There are several realistic ways people can reduce air travel and help fight climate change:

  • Replace short flights with trains, buses, or ferries when possible.
  • Combine trips instead of taking multiple separate flights across the year.
  • Stay longer in one destination rather than taking frequent weekend flights.
  • Use video calls instead of flying for every meeting or event.
  • Explore local or regional destinations reachable without aviation.
  • Choose direct flights when flying is unavoidable, since connections usually increase emissions.
  • Support public policies that improve rail networks and low-carbon transport options.

These changes do not require giving up travel entirely. They simply involve being more intentional about when a flight is truly worth its climate cost.

A Powerful Climate Choice

Reducing air travel helps fight climate change because it cuts emissions from one of the most carbon-intensive and difficult-to-decarbonize sectors of the global economy. It lowers personal carbon footprints, reduces pressure for aviation expansion, makes room for cleaner transport systems, and challenges a culture that has treated high-emission mobility as normal.

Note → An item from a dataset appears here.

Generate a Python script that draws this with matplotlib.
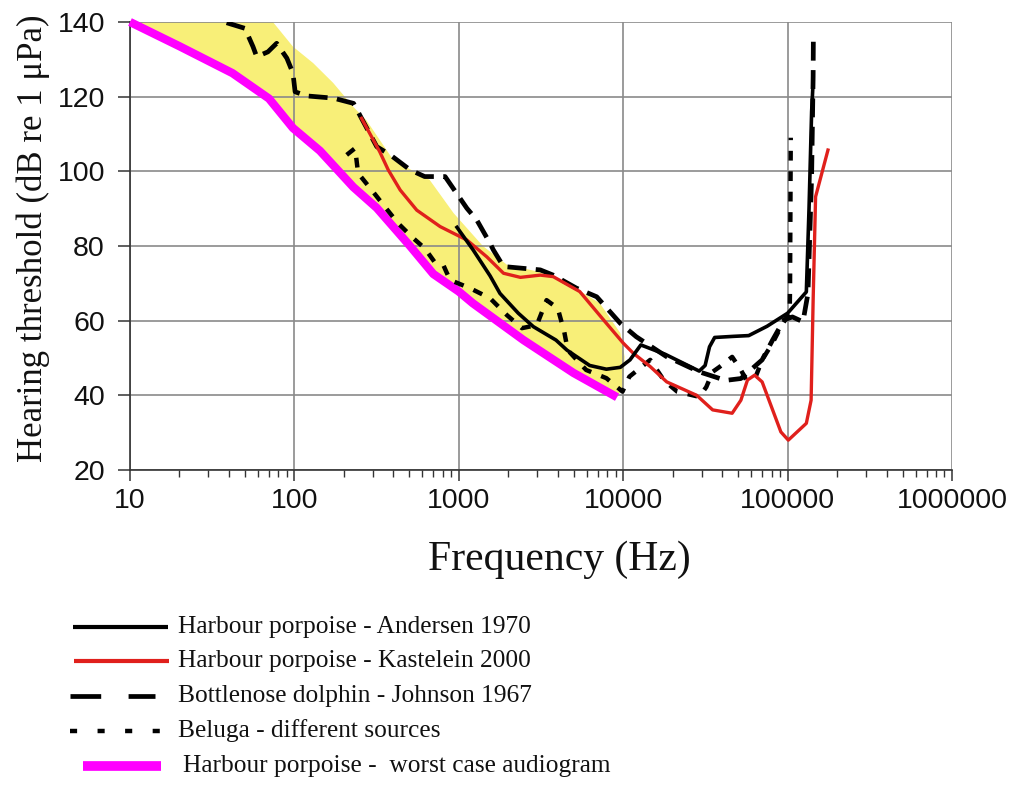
import matplotlib
matplotlib.use('Agg')
import matplotlib.pyplot as plt
from matplotlib.lines import Line2D
from matplotlib.ticker import LogLocator, NullFormatter

# ---------------- data ----------------
mag_f = [10, 20, 42, 70, 98, 143, 228, 317, 505, 700, 1000, 1214, 2475, 4985, 9170]
mag_db = [140, 133.5, 126.3, 119.5, 111.6, 105.5, 95.8, 90.2, 80, 72.5, 67.8, 64.7, 54.8, 46, 39.5]

fill_up_f = [10, 74, 98, 130, 172, 229, 274, 400, 665, 930, 1400, 1960, 3130, 4980, 7200, 9600, 10200, 10000]
fill_up_db = [140, 140, 133.4, 129, 123.7, 117.2, 113.7, 103, 97.7, 88.8, 80, 75, 73, 69, 64.7, 56.7, 50.3, 42]

and_f = [975, 1220, 1550, 1780, 2300, 2840, 3900, 4550, 6250, 7900, 9600, 11000, 12800,
         18000, 29000, 31500, 33500, 36000, 47000, 58000, 75000, 100000, 130000, 135000,
         140000, 143000]
and_db = [85, 79, 72, 67.3, 62, 58.4, 54.8, 52.1, 48, 47, 47.5, 49.5, 53.5,
          51, 46.5, 48, 53, 55.5, 55.8, 56, 58.5, 62, 67.7, 90,
          116, 124]

red_f = [256, 330, 372, 440, 555, 770, 1120, 1480, 1870, 2370, 3130, 3750, 5440, 7900,
         10000, 11500, 14600, 18400, 28000, 35000, 46000, 52000, 57000, 63000, 70000,
         91000, 101000, 130000, 139000, 143000, 148000, 176000]
red_db = [114.2, 105.3, 100.4, 95, 89.6, 85.2, 81.6, 77.1, 72.7, 71.6, 72.2, 71.8, 67.8, 59.3,
          54, 51.3, 47.7, 43.6, 40, 36.1, 35.2, 38.7, 44.1, 45.4, 43.6,
          30.2, 28, 32.5, 38.7, 65.5, 93.2, 105.7]

joh_f = [38.7, 50, 56, 59, 69, 78, 90, 98, 101, 119, 173, 229, 256, 317, 383, 505, 620,
         825, 970, 1120, 1285, 1550, 1620, 1870, 3130, 3750, 5200, 6900, 9600, 12000,
         18300, 29000, 42000, 52000, 70000, 81000, 95000, 107000, 124000, 133000, 140000,
         143000, 143500]
joh_db = [139.8, 138.3, 133.4, 130.7, 132, 134.3, 130.3, 126.3, 121.3, 120.2, 119.6, 118.2,
          114.2, 106.6, 104.4, 100.4, 98.6, 98.6, 94.1, 90.1, 87, 80.7, 79, 74.5, 73.6, 72.2,
          68.7, 66.4, 59.3, 55.7, 50.4, 46.3, 44, 44.5, 49.5, 54.8, 60.2, 61, 59.7, 67.3,
          98.6, 125.4, 137]

bel_f = [208, 234, 244, 295, 355, 427, 528, 620, 710, 805, 884, 1170, 1550, 1960, 2420,
         2980, 3420, 4000, 4380, 4600, 5950, 7900, 9900, 10900, 14600, 17700, 21300,
         29000, 32000, 35000, 38500, 46000, 52000, 56000, 64000, 70000, 81000, 89000,
         96000, 103000, 103500, 104500]
bel_db = [104.4, 106.2, 99.5, 95, 90.5, 86.1, 82.1, 79.4, 75.8, 74.9, 70.9, 68.7, 66, 61.5,
          58, 58.8, 65.5, 63.3, 57, 52.1, 46.8, 44.6, 41, 45, 49.5, 44, 41, 39.6, 42.2,
          46.3, 47.6, 50.3, 46.8, 44.1, 45, 49.5, 54, 57.5, 60, 62, 70, 109]

x_ticks = [10, 100, 1000, 10000, 100000, 1000000]
x_labels = ['10', '100', '1000', '10000', '100000', '1000000']
y_ticks = [20, 40, 60, 80, 100, 120, 140]

legend_labels = ['Harbour porpoise - Andersen 1970',
                 'Harbour porpoise - Kastelein 2000',
                 'Bottlenose dolphin - Johnson 1967',
                 'Beluga - different sources',
                 'Harbour porpoise -  worst case audiogram']

# ---------------- figure ----------------
W, H = 1016, 802
fig = plt.figure(figsize=(W / 100, H / 100), dpi=100)
ax = fig.add_axes([130 / W, 1 - 470 / H, (952 - 130) / W, (470 - 22) / H])

YELLOW = '#F8EF78'
MAGENTA = '#FF00FF'
RED = '#E0201C'
BLACK = '#000000'

ax.fill(fill_up_f + mag_f[::-1], fill_up_db + mag_db[::-1], color=YELLOW, lw=0, zorder=0.3)

ax.plot(mag_f, mag_db, color=MAGENTA, lw=6, solid_capstyle='butt', solid_joinstyle='round',
        zorder=3, clip_on=False)
ax.plot(bel_f, bel_db, color=BLACK, lw=3.2, dashes=(2.2, 2.4), dash_capstyle='butt', zorder=4)
ax.plot(joh_f, joh_db, color=BLACK, lw=3.4, dashes=(4.0, 2.0), dash_capstyle='butt', zorder=4)
ax.plot(red_f, red_db, color=RED, lw=2.4, solid_joinstyle='round', zorder=5)
ax.plot(and_f, and_db, color=BLACK, lw=2.6, solid_joinstyle='round', zorder=6)

ax.set_xscale('log')
ax.set_xlim(10, 1e6)
ax.set_ylim(20, 140)
ax.set_xticks(x_ticks)
ax.set_xticklabels(x_labels)
ax.xaxis.set_minor_locator(LogLocator(base=10, subs=range(2, 10), numticks=20))
ax.xaxis.set_minor_formatter(NullFormatter())
ax.set_yticks(y_ticks)
ax.set_yticklabels([str(v) for v in y_ticks])

ax.set_axisbelow(True)
ax.grid(True, which='major', color='#8a8a8a', lw=1.2)
ax.grid(False, which='minor')
for s in ['top', 'right']:
    ax.spines[s].set_visible(False)
for s in ['left', 'bottom']:
    ax.spines[s].set_color('#333333')
    ax.spines[s].set_linewidth(1.2)

ax.tick_params(axis='x', which='major', direction='out', length=8, width=1.1, color='#333333', pad=5)
ax.tick_params(axis='x', which='minor', direction='out', length=5, width=1.0, color='#333333')
ax.tick_params(axis='y', which='major', direction='out', length=9, width=1.1, color='#333333', pad=9)
for lab in ax.get_xticklabels() + ax.get_yticklabels():
    lab.set_fontfamily('Liberation Sans')
    lab.set_fontsize(20.5)
    lab.set_color('#111111')

fig.text(559 / W, 1 - 560 / H, 'Frequency (Hz)', ha='center', va='center',
         family='Liberation Serif', fontsize=30, color='#111111')
fig.text(33 / W, 1 - 238 / H, 'Hearing threshold (dB re 1 \u03bcPa)', ha='center', va='center',
         rotation=90, family='Liberation Serif', fontsize=25, color='#111111')

# ---------------- legend (drawn manually) ----------------
rows_y = [627, 661, 696, 731, 766]
styles = [dict(color=BLACK, lw=3.0, x0=73, x1=168),
          dict(color=RED, lw=3.0, x0=74, x1=169),
          dict(color=BLACK, lw=3.4, x0=70, x1=155, dashes=(6.5, 5.8)),
          dict(color=BLACK, lw=3.2, x0=70, x1=161, dashes=(1.6, 4.6)),
          dict(color=MAGENTA, lw=7, x0=83, x1=161)]
text_x = [178, 178, 178, 178, 183]
for y, st, lab, tx in zip(rows_y, styles, legend_labels, text_x):
    kw = dict(color=st['color'], lw=st['lw'], transform=fig.transFigure, solid_capstyle='butt',
              dash_capstyle='butt')
    if 'dashes' in st:
        kw['dashes'] = st['dashes']
    fig.add_artist(Line2D([st['x0'] / W, st['x1'] / W], [1 - y / H, 1 - y / H], **kw))
    fig.text(tx / W, 1 - y / H, lab, ha='left', va='center', family='Liberation Serif',
             fontsize=18.3, color='#111111')

fig.savefig('out.png', dpi=100)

In the end, flying less is not about isolation or sacrifice for its own sake. It is about recognizing that every transport choice has consequences. In a climate-constrained world, reducing unnecessary air travel is one of the clearest ways individuals and societies can align mobility with environmental reality. Choosing to fly less will not solve climate change on its own, but it is one of the most direct and meaningful steps available right now.